A sonic portrait of unity in Norwalk
Lemieux set out to show city’s diversity
NORWALK — Armed with recorder and microphone, Sarah Lemieux set out in March to paint a sonic portrait representative of the city’s diversity.
Starting from Calf Pasture Beach, Lemieux would approach strangers with a short script she’d written and ask them to read it into the recorder. It went, “Hello, my name is this, I live in this part of Norwalk, I like this about Norwalk, this is how I define myself, and then ‘We are connected.’ ”
“I started man-on-the-streeting and it was not super functional,” Lemieux said, seated in Silvermine Market on a Tuesday in May, just before going on a sound collecting mission in the neighborhood. “Some people were down. Some people were like, ‘No, no, I don’t talk to strangers.’ ”
So Lemieux rethought her approach and, using her contacts as a Board of Education member, began calling people she knew, explaining
her idea for the project — which is part of her masters thesis in composition at the Vermont College of Fine Arts and will be exhibited at the Rene Soto Gallery throughout July — and setting up recording sessions.
The idea is to promote unity by collecting a multitude of different speakers, in different languages, to say a greeting and “We are connected.” The other words spoken into the recorder, Lemieux edits, distorts, and plays over video she shot of Norwalk neighborhoods and landmarks, which she then animated in a style reminiscent of Richard Linklater’s 2001 film “Waking Life.” The result will be projected onto a screen at the gallery.

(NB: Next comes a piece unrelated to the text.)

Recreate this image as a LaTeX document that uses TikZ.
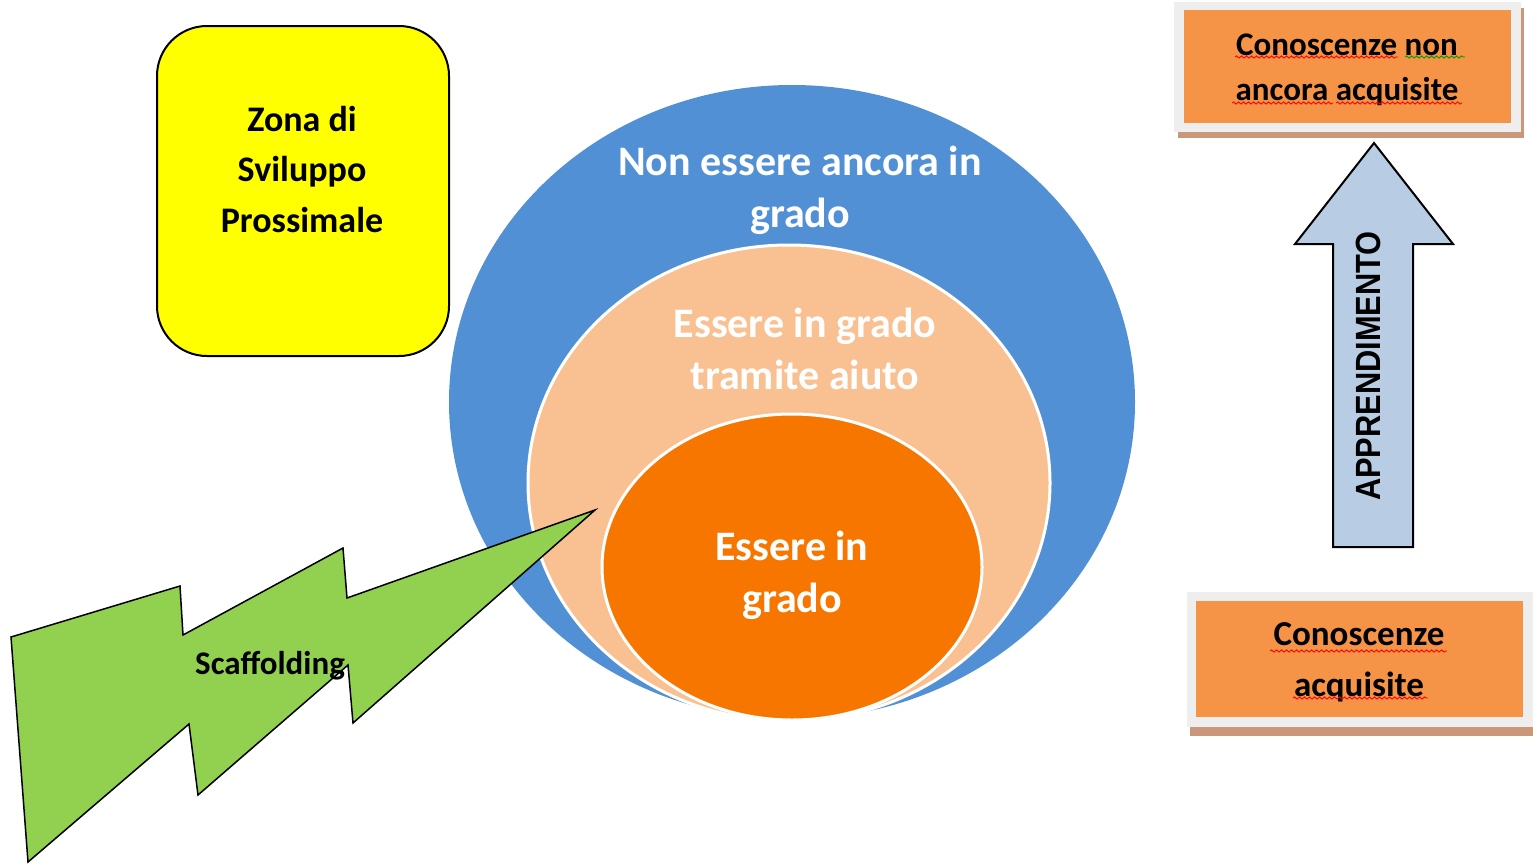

“What I fundamentally want to do is provoke an emotional response in people through their connection to where we live and through their connection to everybody else who lives where they live,” Lemieux said. “We all inhabit these spaces and have these experiences that are common.”
Lemieux is a musician by training. The daughter of a classical guitarist and a blues piano player, Lemieux started playing piano at age 3, and added other instruments into her repertoire — including guitar, violin and bass — in her early teenage years. During the late-1990s and early-2000s, she was a selfdescribed “indie-rock geek” living in the East Village. After college, she performed jazz, blues and Americana and began teaching, which led to an interest in composition.
“Being involved in municipal politics and also being an alive human in 2019 is frightening because it seems like people are relating to each other much less well, partially because social media makes it easier to just scream at somebody and walk away and you don’t have to see them,” Lemieux said. “But it seems rather important to me at this moment to try and get people to work together to see what’s good about these little civilizations that we have.”
The project began solely as an audio composition, but quickly decided that the video aspect of the piece made a more coherent statement about unity and place.
To capture a diverse range of voices, Lemieux contacted the Uceda Institute, a language school in South Norwalk, the Al Madany Islamic Center and Congregation Beth El. She’s gotten contributions in English, Spanish, Haitian Creole, French, Hindi, Hebrew, Arabic, Portuguese and Greek.
By exploring Norwalk’s diverse cultures and neighborhoods, Lemieux hopes to bring into relief the many things shared by the city’s residents.
“There are a lot of things that you can hear everywhere in Norwalk — visual commonalities and sonic commonalities,” Lemieux said. “Everywhere you go you can hear some kind of water, everywhere you go there are a lot of the same birds, and everywhere you go you some permutation of that train.”